Gnashes, This is not new news, it has always been this way and the same with pension investments. You can not have the tax advantages on the upside but have protection on the downside. The posts on this board have clearly indicated individuals investing a lot of money with insufficient investment knowledge, which is fine if you take professional advice but they do not seem to have done this either.
Capdailbrit, probably know much more about China and its business and economy than you so stop insulting me with comments about the Western Media. Says everything about your intellect.
Mrorms. Have you actually looked at the wealth discrepancy in China? Billionaires having emerged from communism buying up real estate around the world whilst the poorest still work the land for a pittance. Far more extreme wealth distribution than the west.
Good2, merely shows what a tiny percentage of holders are on this Board. The vast amount of holders probably understood the equity risk, and invested what they could afford to lose as part of a sensibly diversified portfolio and had a rational rather than emotional attachment to the shares. Not remotely surprised at the figures.

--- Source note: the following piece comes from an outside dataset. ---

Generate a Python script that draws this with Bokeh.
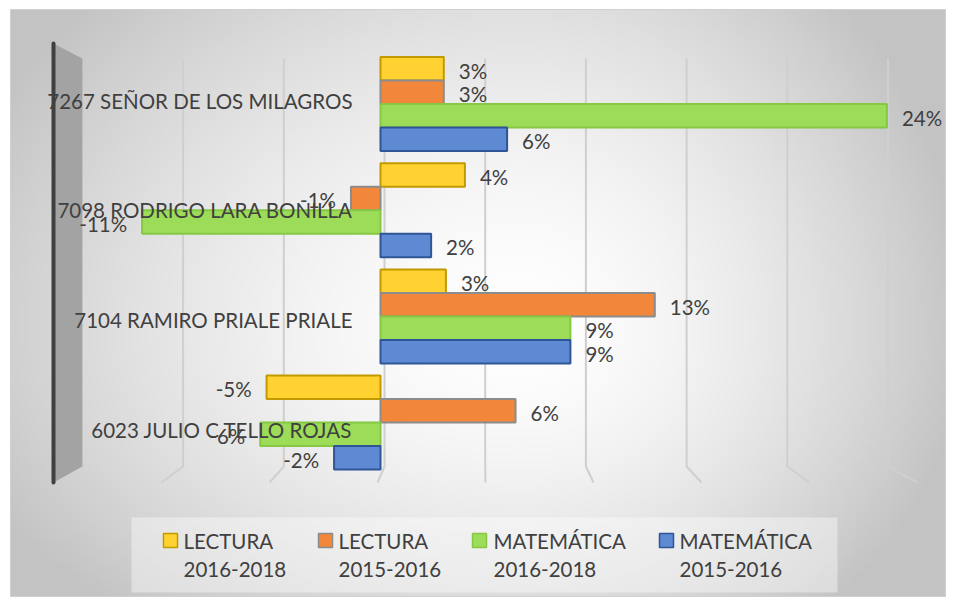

Pianista, I am sure they have and are probably doing so at present. I am making the point that your assumption is wrong. We do not know what they are looking at and the action they may have to take may not give them any discretion. There are many examples of companies going into administration with millions in the bank, and at least two where they had over £100m in the bank but could not meet liabilities as they fell due. I was at the meeting of creditors of one of them where there was massive anger as ordinary creditors got very little.
Pianists, you can not make that assumption, in order for the directors not to have an obligation to call administrators, they have to have a cash forecast that they can meet liabilities as they fall due, not just immediate liabilities. They are not allowed to continue trading until they use up all current cash facilities. They can only avoid doing this if they have a reasonable prospect of finding long term funding or an advanced bid negotiation. No director is going to run the risk or trading whilst insolvent/wrongful trading and you can be sure that they are being advised on a daily basis by an insolvency practitioner.
FFC. Anglo are so large that for them it is a bolt-on acquisition that will make no material impact on their performance for years, and arguably not then. As I have said before, AAL is a high risk, high volatility share whose price is influenced by commodity prices and has fallen below £4 in the last 4 years. By all means have it as part of a portfolio but not as a punt at recovering losses on Sirius.